Entries with chart source code:
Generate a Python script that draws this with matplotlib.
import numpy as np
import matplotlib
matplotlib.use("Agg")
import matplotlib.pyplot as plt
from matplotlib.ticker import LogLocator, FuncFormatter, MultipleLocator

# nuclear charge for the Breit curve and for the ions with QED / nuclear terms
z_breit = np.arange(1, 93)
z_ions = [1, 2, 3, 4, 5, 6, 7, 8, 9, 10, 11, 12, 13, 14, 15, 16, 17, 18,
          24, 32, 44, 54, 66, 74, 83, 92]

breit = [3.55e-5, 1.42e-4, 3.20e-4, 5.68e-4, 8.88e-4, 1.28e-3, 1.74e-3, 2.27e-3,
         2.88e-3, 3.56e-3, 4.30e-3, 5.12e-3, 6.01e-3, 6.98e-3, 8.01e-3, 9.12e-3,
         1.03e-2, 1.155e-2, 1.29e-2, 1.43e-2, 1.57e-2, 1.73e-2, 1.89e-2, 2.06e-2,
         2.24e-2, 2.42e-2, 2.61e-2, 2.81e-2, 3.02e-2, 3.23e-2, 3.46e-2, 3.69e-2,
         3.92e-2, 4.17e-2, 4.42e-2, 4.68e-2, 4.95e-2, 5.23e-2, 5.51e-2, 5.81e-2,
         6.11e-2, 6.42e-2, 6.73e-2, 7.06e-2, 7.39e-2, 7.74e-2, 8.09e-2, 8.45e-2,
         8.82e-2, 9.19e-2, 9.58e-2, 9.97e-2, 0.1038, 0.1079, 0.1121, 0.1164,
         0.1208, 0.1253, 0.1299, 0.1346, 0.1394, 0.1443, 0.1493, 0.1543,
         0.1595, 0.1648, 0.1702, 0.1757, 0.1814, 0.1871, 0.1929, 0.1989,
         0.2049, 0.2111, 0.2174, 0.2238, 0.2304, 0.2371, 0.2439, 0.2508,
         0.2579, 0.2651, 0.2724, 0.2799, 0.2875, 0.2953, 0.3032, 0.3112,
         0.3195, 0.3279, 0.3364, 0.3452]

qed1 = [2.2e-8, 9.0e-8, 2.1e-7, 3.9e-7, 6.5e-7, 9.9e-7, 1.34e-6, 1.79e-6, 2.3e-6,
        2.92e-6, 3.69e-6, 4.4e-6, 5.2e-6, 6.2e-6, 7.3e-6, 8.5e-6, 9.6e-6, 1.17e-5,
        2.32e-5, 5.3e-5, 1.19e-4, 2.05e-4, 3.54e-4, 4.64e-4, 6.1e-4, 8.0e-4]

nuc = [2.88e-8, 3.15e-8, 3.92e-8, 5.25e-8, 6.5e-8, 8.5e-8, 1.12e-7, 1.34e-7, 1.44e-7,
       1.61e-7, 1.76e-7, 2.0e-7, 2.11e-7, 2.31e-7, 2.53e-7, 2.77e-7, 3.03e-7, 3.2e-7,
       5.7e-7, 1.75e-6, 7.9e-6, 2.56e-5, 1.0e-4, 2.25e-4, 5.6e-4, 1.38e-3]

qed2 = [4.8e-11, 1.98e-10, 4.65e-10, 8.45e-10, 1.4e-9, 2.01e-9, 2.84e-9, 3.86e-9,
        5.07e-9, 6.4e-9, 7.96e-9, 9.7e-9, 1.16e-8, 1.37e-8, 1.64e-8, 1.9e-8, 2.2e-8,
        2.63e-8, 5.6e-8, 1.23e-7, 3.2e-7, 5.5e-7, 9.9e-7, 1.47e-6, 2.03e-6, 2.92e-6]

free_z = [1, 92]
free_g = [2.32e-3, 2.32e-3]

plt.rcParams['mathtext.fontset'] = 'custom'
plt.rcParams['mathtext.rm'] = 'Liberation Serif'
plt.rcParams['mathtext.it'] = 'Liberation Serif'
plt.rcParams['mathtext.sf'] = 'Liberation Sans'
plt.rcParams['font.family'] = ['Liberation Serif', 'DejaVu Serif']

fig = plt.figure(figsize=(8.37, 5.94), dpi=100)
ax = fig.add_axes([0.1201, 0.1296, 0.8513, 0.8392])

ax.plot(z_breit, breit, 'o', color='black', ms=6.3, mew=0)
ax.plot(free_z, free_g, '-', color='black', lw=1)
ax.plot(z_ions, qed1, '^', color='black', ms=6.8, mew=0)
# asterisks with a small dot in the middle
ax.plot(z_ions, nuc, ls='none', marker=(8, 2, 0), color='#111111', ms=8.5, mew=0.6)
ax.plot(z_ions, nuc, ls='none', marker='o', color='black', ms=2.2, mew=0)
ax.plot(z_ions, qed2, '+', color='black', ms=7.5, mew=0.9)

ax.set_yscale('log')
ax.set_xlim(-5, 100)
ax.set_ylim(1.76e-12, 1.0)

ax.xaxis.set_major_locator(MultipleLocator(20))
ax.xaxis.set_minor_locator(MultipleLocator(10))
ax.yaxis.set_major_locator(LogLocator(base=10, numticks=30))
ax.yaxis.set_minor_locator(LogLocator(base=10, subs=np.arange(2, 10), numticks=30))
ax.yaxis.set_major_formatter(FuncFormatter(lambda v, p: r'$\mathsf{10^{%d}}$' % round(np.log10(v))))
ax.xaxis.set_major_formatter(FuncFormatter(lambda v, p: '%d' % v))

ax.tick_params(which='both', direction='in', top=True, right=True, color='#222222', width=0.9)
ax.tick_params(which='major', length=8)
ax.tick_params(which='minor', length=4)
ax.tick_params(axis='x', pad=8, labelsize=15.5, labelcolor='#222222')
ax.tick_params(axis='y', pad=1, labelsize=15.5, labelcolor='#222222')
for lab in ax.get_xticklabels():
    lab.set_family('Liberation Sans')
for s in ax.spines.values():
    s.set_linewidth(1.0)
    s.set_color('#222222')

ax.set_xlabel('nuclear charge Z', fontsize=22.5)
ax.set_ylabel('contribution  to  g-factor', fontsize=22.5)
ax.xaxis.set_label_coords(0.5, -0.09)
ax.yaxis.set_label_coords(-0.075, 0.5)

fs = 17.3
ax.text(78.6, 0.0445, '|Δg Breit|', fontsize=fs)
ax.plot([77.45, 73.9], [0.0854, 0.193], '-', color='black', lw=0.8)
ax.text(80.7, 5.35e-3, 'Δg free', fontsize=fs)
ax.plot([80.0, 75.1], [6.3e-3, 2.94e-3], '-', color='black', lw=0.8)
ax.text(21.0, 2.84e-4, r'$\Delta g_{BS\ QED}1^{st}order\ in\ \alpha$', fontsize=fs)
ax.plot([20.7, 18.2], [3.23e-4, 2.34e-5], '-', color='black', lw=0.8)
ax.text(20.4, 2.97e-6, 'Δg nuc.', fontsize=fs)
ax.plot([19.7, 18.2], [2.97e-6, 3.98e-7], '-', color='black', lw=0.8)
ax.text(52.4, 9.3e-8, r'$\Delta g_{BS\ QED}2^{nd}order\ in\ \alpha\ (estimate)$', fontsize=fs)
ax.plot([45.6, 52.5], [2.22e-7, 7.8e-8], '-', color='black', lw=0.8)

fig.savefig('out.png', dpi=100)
...
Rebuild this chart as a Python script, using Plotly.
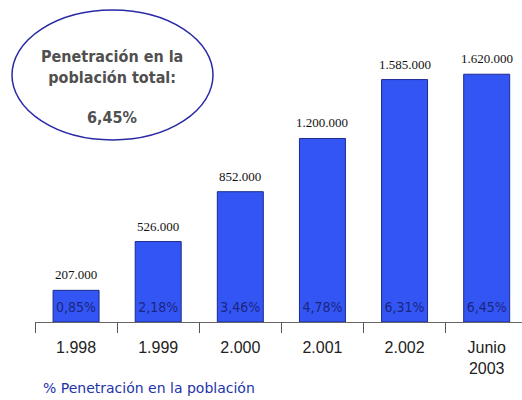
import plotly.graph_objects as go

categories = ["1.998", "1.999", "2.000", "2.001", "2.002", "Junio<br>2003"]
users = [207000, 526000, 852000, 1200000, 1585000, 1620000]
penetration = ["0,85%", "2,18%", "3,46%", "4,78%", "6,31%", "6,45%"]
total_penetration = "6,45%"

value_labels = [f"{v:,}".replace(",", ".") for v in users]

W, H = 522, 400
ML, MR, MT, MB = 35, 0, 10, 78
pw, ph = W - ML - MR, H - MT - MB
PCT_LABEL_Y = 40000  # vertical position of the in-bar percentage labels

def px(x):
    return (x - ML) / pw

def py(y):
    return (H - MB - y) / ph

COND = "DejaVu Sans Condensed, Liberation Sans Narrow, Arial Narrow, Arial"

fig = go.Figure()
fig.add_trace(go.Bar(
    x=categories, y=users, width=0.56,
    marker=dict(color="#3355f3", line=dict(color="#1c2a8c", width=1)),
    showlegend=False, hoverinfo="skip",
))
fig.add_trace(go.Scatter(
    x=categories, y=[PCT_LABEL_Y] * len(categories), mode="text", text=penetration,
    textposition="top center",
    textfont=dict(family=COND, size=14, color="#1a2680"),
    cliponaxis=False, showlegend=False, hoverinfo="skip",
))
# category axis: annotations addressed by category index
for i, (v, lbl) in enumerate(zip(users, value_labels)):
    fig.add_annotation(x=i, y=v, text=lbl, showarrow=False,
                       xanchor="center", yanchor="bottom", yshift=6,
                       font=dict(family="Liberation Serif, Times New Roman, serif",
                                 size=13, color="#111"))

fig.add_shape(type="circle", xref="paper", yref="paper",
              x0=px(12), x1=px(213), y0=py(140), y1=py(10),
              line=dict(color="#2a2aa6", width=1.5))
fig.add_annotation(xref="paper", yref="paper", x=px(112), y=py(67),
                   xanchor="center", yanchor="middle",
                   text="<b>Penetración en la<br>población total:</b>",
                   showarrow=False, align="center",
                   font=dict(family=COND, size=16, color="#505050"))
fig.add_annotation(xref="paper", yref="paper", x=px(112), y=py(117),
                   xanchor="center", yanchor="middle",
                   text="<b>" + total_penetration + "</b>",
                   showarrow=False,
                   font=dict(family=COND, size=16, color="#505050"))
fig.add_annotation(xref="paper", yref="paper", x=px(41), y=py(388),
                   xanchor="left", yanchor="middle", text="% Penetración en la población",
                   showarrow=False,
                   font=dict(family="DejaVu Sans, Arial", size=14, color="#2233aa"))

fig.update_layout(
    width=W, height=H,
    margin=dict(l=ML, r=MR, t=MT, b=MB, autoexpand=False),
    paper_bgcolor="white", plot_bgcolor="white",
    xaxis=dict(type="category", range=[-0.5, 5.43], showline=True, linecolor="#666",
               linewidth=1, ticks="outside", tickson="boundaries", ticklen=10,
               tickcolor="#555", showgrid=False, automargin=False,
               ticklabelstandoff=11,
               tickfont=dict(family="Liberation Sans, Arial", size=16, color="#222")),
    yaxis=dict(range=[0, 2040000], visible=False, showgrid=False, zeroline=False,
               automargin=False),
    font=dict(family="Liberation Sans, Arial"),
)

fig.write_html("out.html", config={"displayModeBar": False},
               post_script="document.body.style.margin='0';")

▶ YOUR OBJECTIVE: Repeat exactly the lines from the one that contains "Generate a Python" through the one that contains "24, 32, 44, 54, 66, 74, 83, 92]", and only those.

▶ WRITTEN REPLY:
Generate a Python script that draws this with matplotlib.
import numpy as np
import matplotlib
matplotlib.use("Agg")
import matplotlib.pyplot as plt
from matplotlib.ticker import LogLocator, FuncFormatter, MultipleLocator

# nuclear charge for the Breit curve and for the ions with QED / nuclear terms
z_breit = np.arange(1, 93)
z_ions = [1, 2, 3, 4, 5, 6, 7, 8, 9, 10, 11, 12, 13, 14, 15, 16, 17, 18,
          24, 32, 44, 54, 66, 74, 83, 92]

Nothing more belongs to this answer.